Quote the whole listing word for word. Do not include the pictures.

* * * * *

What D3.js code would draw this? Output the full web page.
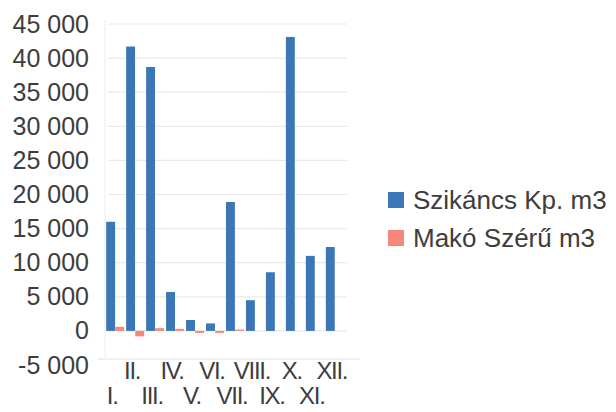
<!DOCTYPE html>
<html>
<head>
<meta charset="utf-8">
<script src="https://cdn.jsdelivr.net/npm/d3@7"></script>
<style>
  html, body { margin: 0; padding: 0; background: #fff; }
  svg { display: block; }
  text { font-family: "Liberation Sans", Arial, sans-serif; fill: #3d3d3d; }
</style>
</head>
<body>
<svg id="chart" width="616" height="412"></svg>
<script>
// Monthly volumes (m3)
const months = ["I.", "II.", "III.", "IV.", "V.", "VI.", "VII.", "VIII.", "IX.", "X.", "XI.", "XII."];
const seriesNames = ["Szikáncs Kp. m3", "Makó Szérű m3"];
const szikancs = [16000, 41700, 38700, 5700, 1600, 1100, 18900, 4500, 8600, 43100, 11000, 12300];
const mako = [600, -800, 400, 300, -300, -300, 200, 0, 0, 0, 0, 0];
const yTicks = [-5000, 0, 5000, 10000, 15000, 20000, 25000, 30000, 35000, 40000, 45000];
const colors = ["#3b76b6", "#f7877a"];

const svg = d3.select("#chart");

const x0 = d3.scaleBand().domain(months).range([105, 345]).paddingInner(0.08).paddingOuter(0.05);
const x1 = d3.scaleBand().domain(seriesNames).range([0, x0.bandwidth()]).padding(0.02);
const y = d3.scaleLinear().domain([-5000, 45000]).range([365, 24]);

// Chart frame lines
svg.append("line").attr("x1", 105).attr("x2", 105).attr("y1", 20).attr("y2", 358)
  .attr("stroke", "#ececec").attr("stroke-width", 1);
svg.append("line").attr("x1", 98).attr("x2", 360).attr("y1", 359).attr("y2", 359)
  .attr("stroke", "#ebebeb").attr("stroke-width", 1.5);

// Horizontal gridlines
svg.append("g").selectAll("line").data(yTicks.filter(t => t > -5000)).join("line")
  .attr("x1", 108).attr("x2", 347)
  .attr("y1", d => y(d)).attr("y2", d => y(d))
  .attr("stroke", "#e9e9e9").attr("stroke-width", 1.2);

// Y axis labels: space as thousands separator, plain hyphen for negatives
const fmt = v => d3.format(",")(v).replace(/,/g, "\u00a0").replace("\u2212", "-");
const yAxis = d3.axisLeft(y).tickValues(yTicks).tickSize(0).tickPadding(0).tickFormat(fmt);
svg.append("g").attr("transform", "translate(89,0)").call(yAxis)
  .call(g => g.select(".domain").remove())
  .call(g => g.selectAll("text").attr("font-size", 25).attr("fill", "#3d3d3d")
    .style("font-family", "'Liberation Sans', Arial, sans-serif"));

// Bars
const rows = months.map((m, i) => ({ month: m, values: [szikancs[i], mako[i]] }));
const groups = svg.append("g").selectAll("g").data(rows).join("g")
  .attr("transform", d => `translate(${x0(d.month)},0)`);
groups.selectAll("rect").data(d => d.values.map((v, j) => ({ name: seriesNames[j], value: v, j })))
  .join("rect")
  .attr("x", d => x1(d.name))
  .attr("width", x1.bandwidth())
  .attr("y", d => y(Math.max(0, d.value)))
  .attr("height", d => Math.abs(y(d.value) - y(0)))
  .attr("fill", d => colors[d.j]);

// X axis labels, staggered over two rows
svg.append("g").selectAll("text").data(months).join("text")
  .attr("x", d => x0(d) + x0.bandwidth() / 2 - 3)
  .attr("y", (d, i) => i % 2 === 0 ? 404 : 379)
  .attr("text-anchor", "middle")
  .attr("font-size", 24)
  .attr("letter-spacing", -1.3)
  .text(d => d);

// Legend
const legend = svg.append("g").selectAll("g").data(seriesNames).join("g")
  .attr("transform", (d, i) => `translate(388,${200 + i * 38})`);
legend.append("rect").attr("x", 0).attr("y", -8).attr("width", 16).attr("height", 16)
  .attr("fill", (d, i) => colors[i]);
legend.append("text").attr("x", 25).attr("y", 0).attr("dy", "0.36em")
  .attr("font-size", 26).text(d => d);
</script>
</body>
</html>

* * * * *

*Correct output*
What D3.js code would draw this? Output the full web page.
<!DOCTYPE html>
<html>
<head>
<meta charset="utf-8">
<script src="https://cdn.jsdelivr.net/npm/d3@7"></script>
<style>
  html, body { margin: 0; padding: 0; background: #fff; }
  svg { display: block; }
  text { font-family: "Liberation Sans", Arial, sans-serif; fill: #3d3d3d; }
</style>
</head>
<body>
<svg id="chart" width="616" height="412"></svg>
<script>
// Monthly volumes (m3)
const months = ["I.", "II.", "III.", "IV.", "V.", "VI.", "VII.", "VIII.", "IX.", "X.", "XI.", "XII."];
const seriesNames = ["Szikáncs Kp. m3", "Makó Szérű m3"];
const szikancs = [16000, 41700, 38700, 5700, 1600, 1100, 18900, 4500, 8600, 43100, 11000, 12300];
const mako = [600, -800, 400, 300, -300, -300, 200, 0, 0, 0, 0, 0];
const yTicks = [-5000, 0, 5000, 10000, 15000, 20000, 25000, 30000, 35000, 40000, 45000];
const colors = ["#3b76b6", "#f7877a"];

const svg = d3.select("#chart");

const x0 = d3.scaleBand().domain(months).range([105, 345]).paddingInner(0.08).paddingOuter(0.05);
const x1 = d3.scaleBand().domain(seriesNames).range([0, x0.bandwidth()]).padding(0.02);
const y = d3.scaleLinear().domain([-5000, 45000]).range([365, 24]);

// Chart frame lines
svg.append("line").attr("x1", 105).attr("x2", 105).attr("y1", 20).attr("y2", 358)
  .attr("stroke", "#ececec").attr("stroke-width", 1);
svg.append("line").attr("x1", 98).attr("x2", 360).attr("y1", 359).attr("y2", 359)
  .attr("stroke", "#ebebeb").attr("stroke-width", 1.5);

// Horizontal gridlines
svg.append("g").selectAll("line").data(yTicks.filter(t => t > -5000)).join("line")
  .attr("x1", 108).attr("x2", 347)
  .attr("y1", d => y(d)).attr("y2", d => y(d))
  .attr("stroke", "#e9e9e9").attr("stroke-width", 1.2);

// Y axis labels: space as thousands separator, plain hyphen for negatives
const fmt = v => d3.format(",")(v).replace(/,/g, "\u00a0").replace("\u2212", "-");
const yAxis = d3.axisLeft(y).tickValues(yTicks).tickSize(0).tickPadding(0).tickFormat(fmt);
svg.append("g").attr("transform", "translate(89,0)").call(yAxis)
  .call(g => g.select(".domain").remove())
  .call(g => g.selectAll("text").attr("font-size", 25).attr("fill", "#3d3d3d")
    .style("font-family", "'Liberation Sans', Arial, sans-serif"));

// Bars
const rows = months.map((m, i) => ({ month: m, values: [szikancs[i], mako[i]] }));
const groups = svg.append("g").selectAll("g").data(rows).join("g")
  .attr("transform", d => `translate(${x0(d.month)},0)`);
groups.selectAll("rect").data(d => d.values.map((v, j) => ({ name: seriesNames[j], value: v, j })))
  .join("rect")
  .attr("x", d => x1(d.name))
  .attr("width", x1.bandwidth())
  .attr("y", d => y(Math.max(0, d.value)))
  .attr("height", d => Math.abs(y(d.value) - y(0)))
  .attr("fill", d => colors[d.j]);

// X axis labels, staggered over two rows
svg.append("g").selectAll("text").data(months).join("text")
  .attr("x", d => x0(d) + x0.bandwidth() / 2 - 3)
  .attr("y", (d, i) => i % 2 === 0 ? 404 : 379)
  .attr("text-anchor", "middle")
  .attr("font-size", 24)
  .attr("letter-spacing", -1.3)
  .text(d => d);

// Legend
const legend = svg.append("g").selectAll("g").data(seriesNames).join("g")
  .attr("transform", (d, i) => `translate(388,${200 + i * 38})`);
legend.append("rect").attr("x", 0).attr("y", -8).attr("width", 16).attr("height", 16)
  .attr("fill", (d, i) => colors[i]);
legend.append("text").attr("x", 25).attr("y", 0).attr("dy", "0.36em")
  .attr("font-size", 26).text(d => d);
</script>
</body>
</html>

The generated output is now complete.